JOB:
Scan the material that follows. Copy every line containing the word "this".

LISTED ENTRIES:
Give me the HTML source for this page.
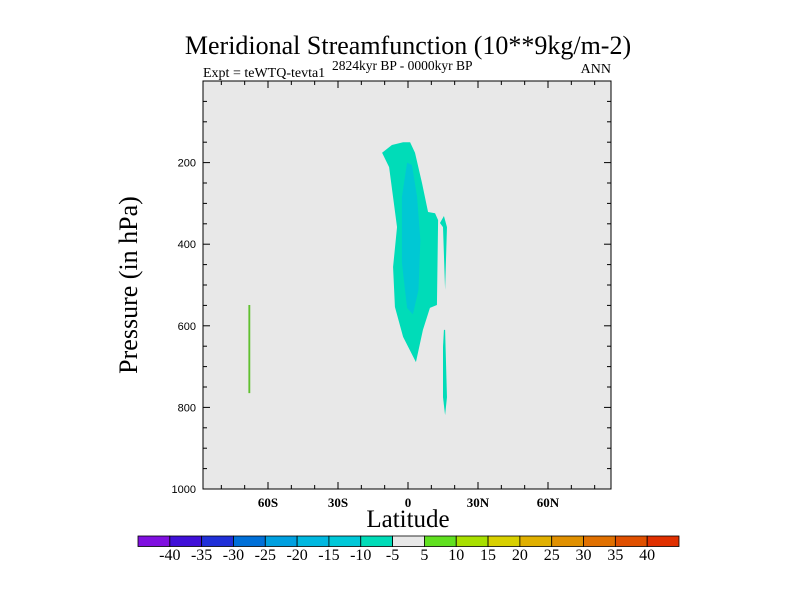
<!DOCTYPE html>
<html><head><meta charset="utf-8"><style>
body{margin:0;background:#fff;}
svg text{font-family:"Liberation Serif",serif;}
</style></head><body>
<svg id="chart" width="800" height="600" viewBox="0 0 800 600" xmlns="http://www.w3.org/2000/svg">
<text x="408" y="54" font-size="26" text-anchor="middle">Meridional Streamfunction (10**9kg/m-2)</text>
<text x="203" y="77" font-size="14">Expt = teWTQ-tevta1</text>
<text x="332" y="70" font-size="13.5">2824kyr BP - 0000kyr BP</text>
<text x="611" y="73" font-size="14" text-anchor="end">ANN</text>
<rect x="203" y="81" width="408" height="408" fill="#e8e8e8"/>
<g id="marks"></g>
<rect x="203" y="81" width="408" height="408" fill="none" stroke="#000" stroke-width="1"/>
<g id="axes"></g>
<text x="408" y="527" font-size="25" text-anchor="middle">Latitude</text>
<text transform="translate(137,285) rotate(-90)" font-size="26" text-anchor="middle">Pressure (in hPa)</text>
<g id="colorbar"></g>
</svg>
<script>
const xTicks=[-60,-30,0,30,60];
const xTickLabels=["60S","30S","0","30N","60N"];
const yTicks=[200,400,600,800,1000];
const levels=[-40,-35,-30,-25,-20,-15,-10,-5,5,10,15,20,25,30,35,40];
const levelColors=["#8010e0","#4010d8","#2030d8","#0070d8","#00a0e0","#00b8e0","#00c8d8","#00dcb8","#e8e8e8","#60e020","#a8e000","#d8d000","#e0b000","#e09000","#e07000","#e05000","#e03000"];
// contour regions: [lat, pressure]
const regionOuter=[[-11.1,176],[-6.9,157],[-2.1,150],[0.9,150],[3.0,176],[6.0,250],[8.6,321],[11.6,324],[12.9,341],[12.4,549],[9.4,556],[6.4,610],[3.4,689],[-2.1,627],[-5.6,554],[-6.4,456],[-4.7,358],[-8.1,211]];
const regionInner=[[-0.4,200],[1.7,206],[3.9,284],[5.3,390],[4.5,512],[2.1,572],[-0.4,556],[-2.6,446],[-2.6,284]];
const regionRightUpper=[[13.7,348],[15.4,331],[16.7,358],[15.9,512],[15,358]];
const regionRightLower=[[15.4,610],[15.9,610],[16.7,775],[15.9,819],[15,775],[15,652]];
const regionSouth=[[-68.4,549],[-67.6,549],[-67.6,765],[-68.4,765]];
const regions=[[regionOuter,"#00dcb8","region-minus5-main"],[regionInner,"#00c8d4","region-minus10-core"],[regionRightUpper,"#00dcb8","region-minus5-upper-right"],[regionRightLower,"#00dcb8","region-minus5-lower-right"],[regionSouth,"#60c030","region-plus5-south"]];

const NS="http://www.w3.org/2000/svg";
const x=lat=>408+lat*70/30;
const y=p=>81+p*0.408;
function mk(tag,attrs,parent){const e=document.createElementNS(NS,tag);for(const k in attrs)e.setAttribute(k,attrs[k]);parent.appendChild(e);return e;}
const marks=document.getElementById('marks');
regions.forEach(r=>{
  const el=mk('polygon',{points:r[0].map(d=>x(d[0])+','+y(d[1])).join(' '),fill:r[1]},marks);
  
  
});
const axes=document.getElementById('axes');
for(let lat=-80;lat<=80;lat+=10){
  const major=lat%30===0;const L=major?7:4;
  [[489,489-L],[81,81+L]].forEach(s=>{const t=mk('line',{x1:x(lat),x2:x(lat),y1:s[0],y2:s[1],stroke:'#000'},axes);
  
  });
}
for(let p=50;p<1000;p+=50){
  const major=p%200===0;const L=major?7:4;
  [[203,203+L],[611,611-L]].forEach(s=>{const t=mk('line',{x1:s[0],x2:s[1],y1:y(p),y2:y(p),stroke:'#000'},axes);
  
  });
}
xTicks.forEach((v,i)=>{const t=mk('text',{x:x(v),y:507,'font-size':13,'font-weight':'bold','text-anchor':'middle'},axes);t.textContent=xTickLabels[i];

});
yTicks.forEach(v=>{const t=mk('text',{x:196,y:y(v)+4,'font-size':11,'text-anchor':'end',style:'font-family:"Liberation Sans",sans-serif'},axes);t.textContent=v;

});
const cb=document.getElementById('colorbar');
const cbx=138,cbw=(679-138)/levelColors.length;
levelColors.forEach((c,i)=>{const r=mk('rect',{x:cbx+i*cbw,y:536,width:cbw,height:10.5,fill:c,stroke:'#000','stroke-width':0.8},cb);

});
levels.forEach((v,i)=>{const t=mk('text',{x:cbx+(i+1)*cbw,y:560,'font-size':16,'text-anchor':'middle'},cb);t.textContent=v;

});
</script>
</body></html>
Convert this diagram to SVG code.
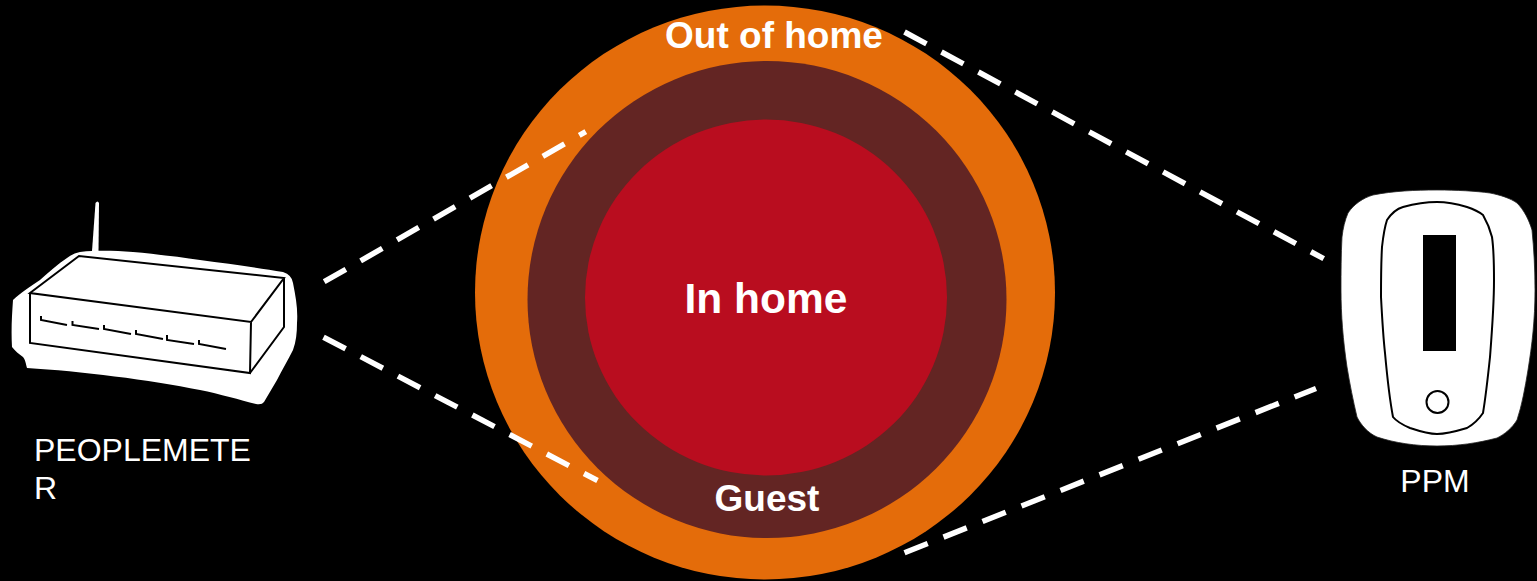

THE RESPONSE:
Give me the HTML source for this page.
Convert this diagram to SVG code.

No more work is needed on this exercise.